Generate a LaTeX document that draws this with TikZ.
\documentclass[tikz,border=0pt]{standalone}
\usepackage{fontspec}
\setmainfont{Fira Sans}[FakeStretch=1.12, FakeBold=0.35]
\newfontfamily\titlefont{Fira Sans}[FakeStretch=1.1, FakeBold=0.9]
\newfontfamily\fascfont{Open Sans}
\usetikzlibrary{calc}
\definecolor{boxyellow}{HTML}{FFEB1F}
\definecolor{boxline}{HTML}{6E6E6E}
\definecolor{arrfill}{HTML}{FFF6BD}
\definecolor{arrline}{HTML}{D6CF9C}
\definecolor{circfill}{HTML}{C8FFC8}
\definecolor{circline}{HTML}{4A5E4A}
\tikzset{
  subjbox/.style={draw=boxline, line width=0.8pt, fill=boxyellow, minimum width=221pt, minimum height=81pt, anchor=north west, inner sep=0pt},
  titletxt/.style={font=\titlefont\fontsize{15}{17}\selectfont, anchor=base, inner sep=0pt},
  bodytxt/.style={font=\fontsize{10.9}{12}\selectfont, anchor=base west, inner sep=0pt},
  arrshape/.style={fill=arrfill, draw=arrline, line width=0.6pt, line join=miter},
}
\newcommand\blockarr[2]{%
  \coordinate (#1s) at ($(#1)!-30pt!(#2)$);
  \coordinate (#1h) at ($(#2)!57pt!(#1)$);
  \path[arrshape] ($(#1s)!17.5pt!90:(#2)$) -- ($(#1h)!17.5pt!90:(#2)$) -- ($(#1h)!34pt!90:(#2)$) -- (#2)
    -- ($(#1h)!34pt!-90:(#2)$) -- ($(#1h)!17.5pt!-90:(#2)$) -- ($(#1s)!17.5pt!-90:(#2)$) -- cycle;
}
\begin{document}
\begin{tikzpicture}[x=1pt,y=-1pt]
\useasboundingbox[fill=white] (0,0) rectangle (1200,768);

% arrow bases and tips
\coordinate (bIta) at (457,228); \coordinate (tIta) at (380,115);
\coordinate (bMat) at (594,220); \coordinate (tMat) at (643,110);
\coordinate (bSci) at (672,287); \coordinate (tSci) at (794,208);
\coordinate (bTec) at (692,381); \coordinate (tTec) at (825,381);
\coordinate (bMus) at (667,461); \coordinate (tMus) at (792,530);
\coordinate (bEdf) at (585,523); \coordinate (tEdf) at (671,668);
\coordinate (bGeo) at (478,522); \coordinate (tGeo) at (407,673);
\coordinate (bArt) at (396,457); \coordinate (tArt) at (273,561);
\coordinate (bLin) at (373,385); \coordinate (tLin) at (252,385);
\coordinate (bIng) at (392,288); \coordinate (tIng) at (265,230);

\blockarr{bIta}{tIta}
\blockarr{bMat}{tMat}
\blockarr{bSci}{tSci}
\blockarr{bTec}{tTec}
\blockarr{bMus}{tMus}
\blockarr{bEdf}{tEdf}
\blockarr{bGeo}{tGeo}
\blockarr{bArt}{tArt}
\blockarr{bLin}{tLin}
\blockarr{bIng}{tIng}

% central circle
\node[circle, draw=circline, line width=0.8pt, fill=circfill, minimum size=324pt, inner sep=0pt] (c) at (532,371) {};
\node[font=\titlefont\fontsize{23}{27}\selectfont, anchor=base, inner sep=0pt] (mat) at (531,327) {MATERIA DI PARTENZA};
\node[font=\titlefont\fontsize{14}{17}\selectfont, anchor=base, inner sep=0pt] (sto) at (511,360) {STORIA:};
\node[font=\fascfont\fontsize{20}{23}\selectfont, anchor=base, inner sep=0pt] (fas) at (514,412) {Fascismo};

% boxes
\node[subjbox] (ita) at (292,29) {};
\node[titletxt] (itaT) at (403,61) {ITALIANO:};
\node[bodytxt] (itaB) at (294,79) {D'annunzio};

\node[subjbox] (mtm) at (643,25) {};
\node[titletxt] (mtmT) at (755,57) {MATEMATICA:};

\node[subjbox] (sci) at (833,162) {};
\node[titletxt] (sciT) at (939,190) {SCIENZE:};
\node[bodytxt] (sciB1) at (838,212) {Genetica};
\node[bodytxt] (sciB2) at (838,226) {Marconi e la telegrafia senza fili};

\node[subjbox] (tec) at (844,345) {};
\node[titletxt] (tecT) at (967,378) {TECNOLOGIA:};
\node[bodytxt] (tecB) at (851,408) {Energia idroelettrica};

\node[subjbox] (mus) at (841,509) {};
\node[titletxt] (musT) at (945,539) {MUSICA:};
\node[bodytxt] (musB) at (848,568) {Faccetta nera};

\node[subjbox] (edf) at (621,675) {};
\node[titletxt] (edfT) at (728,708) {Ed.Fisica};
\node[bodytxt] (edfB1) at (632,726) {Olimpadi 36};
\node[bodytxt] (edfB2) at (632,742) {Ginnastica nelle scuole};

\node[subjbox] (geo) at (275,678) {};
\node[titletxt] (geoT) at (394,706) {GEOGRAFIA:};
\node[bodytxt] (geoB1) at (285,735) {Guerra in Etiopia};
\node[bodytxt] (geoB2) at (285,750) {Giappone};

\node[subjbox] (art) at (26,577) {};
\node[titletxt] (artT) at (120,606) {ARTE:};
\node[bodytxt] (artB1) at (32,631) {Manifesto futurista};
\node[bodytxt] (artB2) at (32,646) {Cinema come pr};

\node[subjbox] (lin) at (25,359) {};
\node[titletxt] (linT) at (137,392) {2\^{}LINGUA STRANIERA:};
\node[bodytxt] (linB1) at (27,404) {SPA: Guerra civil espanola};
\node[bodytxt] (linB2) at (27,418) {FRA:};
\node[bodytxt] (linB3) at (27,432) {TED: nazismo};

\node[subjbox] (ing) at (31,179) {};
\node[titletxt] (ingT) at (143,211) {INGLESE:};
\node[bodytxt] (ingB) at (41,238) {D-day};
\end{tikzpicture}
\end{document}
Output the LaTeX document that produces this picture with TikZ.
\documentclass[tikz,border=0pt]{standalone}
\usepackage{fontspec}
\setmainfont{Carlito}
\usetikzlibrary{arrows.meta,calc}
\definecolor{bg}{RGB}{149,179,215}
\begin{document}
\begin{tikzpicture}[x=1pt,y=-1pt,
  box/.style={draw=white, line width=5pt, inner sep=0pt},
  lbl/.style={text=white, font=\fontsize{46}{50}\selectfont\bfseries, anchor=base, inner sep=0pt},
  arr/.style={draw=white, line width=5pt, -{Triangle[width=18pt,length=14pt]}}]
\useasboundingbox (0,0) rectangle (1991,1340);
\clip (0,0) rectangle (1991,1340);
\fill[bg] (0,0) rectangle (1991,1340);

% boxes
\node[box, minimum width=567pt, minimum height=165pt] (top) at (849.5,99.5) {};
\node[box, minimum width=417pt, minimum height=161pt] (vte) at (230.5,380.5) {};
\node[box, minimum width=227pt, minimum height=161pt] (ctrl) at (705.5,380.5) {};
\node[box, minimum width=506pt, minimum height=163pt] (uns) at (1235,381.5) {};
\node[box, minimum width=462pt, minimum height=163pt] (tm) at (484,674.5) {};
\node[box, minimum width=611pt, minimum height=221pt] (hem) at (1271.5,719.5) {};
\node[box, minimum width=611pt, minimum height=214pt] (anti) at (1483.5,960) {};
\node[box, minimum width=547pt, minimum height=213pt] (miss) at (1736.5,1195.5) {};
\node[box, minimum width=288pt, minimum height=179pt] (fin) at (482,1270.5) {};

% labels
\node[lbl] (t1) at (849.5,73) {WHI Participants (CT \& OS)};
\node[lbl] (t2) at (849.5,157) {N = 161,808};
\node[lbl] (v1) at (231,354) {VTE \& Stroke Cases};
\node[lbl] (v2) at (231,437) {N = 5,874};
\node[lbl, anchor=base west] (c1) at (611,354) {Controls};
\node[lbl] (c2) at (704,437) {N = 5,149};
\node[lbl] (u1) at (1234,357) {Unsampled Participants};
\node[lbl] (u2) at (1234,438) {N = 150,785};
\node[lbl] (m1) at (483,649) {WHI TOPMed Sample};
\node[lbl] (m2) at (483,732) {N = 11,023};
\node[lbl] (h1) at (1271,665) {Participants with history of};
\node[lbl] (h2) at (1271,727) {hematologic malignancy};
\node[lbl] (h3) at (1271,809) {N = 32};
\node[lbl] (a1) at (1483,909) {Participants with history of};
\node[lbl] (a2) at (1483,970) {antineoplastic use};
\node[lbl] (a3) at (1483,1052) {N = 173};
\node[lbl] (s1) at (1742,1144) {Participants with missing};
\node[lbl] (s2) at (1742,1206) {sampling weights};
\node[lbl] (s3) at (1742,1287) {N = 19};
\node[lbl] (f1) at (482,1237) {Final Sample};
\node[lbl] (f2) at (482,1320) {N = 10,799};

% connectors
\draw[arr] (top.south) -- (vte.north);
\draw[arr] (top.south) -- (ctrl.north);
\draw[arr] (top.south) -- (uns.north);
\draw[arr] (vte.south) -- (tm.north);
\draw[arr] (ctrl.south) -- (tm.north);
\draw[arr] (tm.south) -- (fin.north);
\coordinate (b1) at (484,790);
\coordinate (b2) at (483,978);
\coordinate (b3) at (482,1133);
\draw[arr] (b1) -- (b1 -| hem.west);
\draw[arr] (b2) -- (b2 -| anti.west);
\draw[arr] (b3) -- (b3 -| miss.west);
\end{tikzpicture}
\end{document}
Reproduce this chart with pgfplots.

-------

Your task — Identify and extract each line of the listing that contains "LaTeX".

Solution to the exercise —
Generate a LaTeX document that draws this with TikZ.
Output the LaTeX document that produces this picture with TikZ.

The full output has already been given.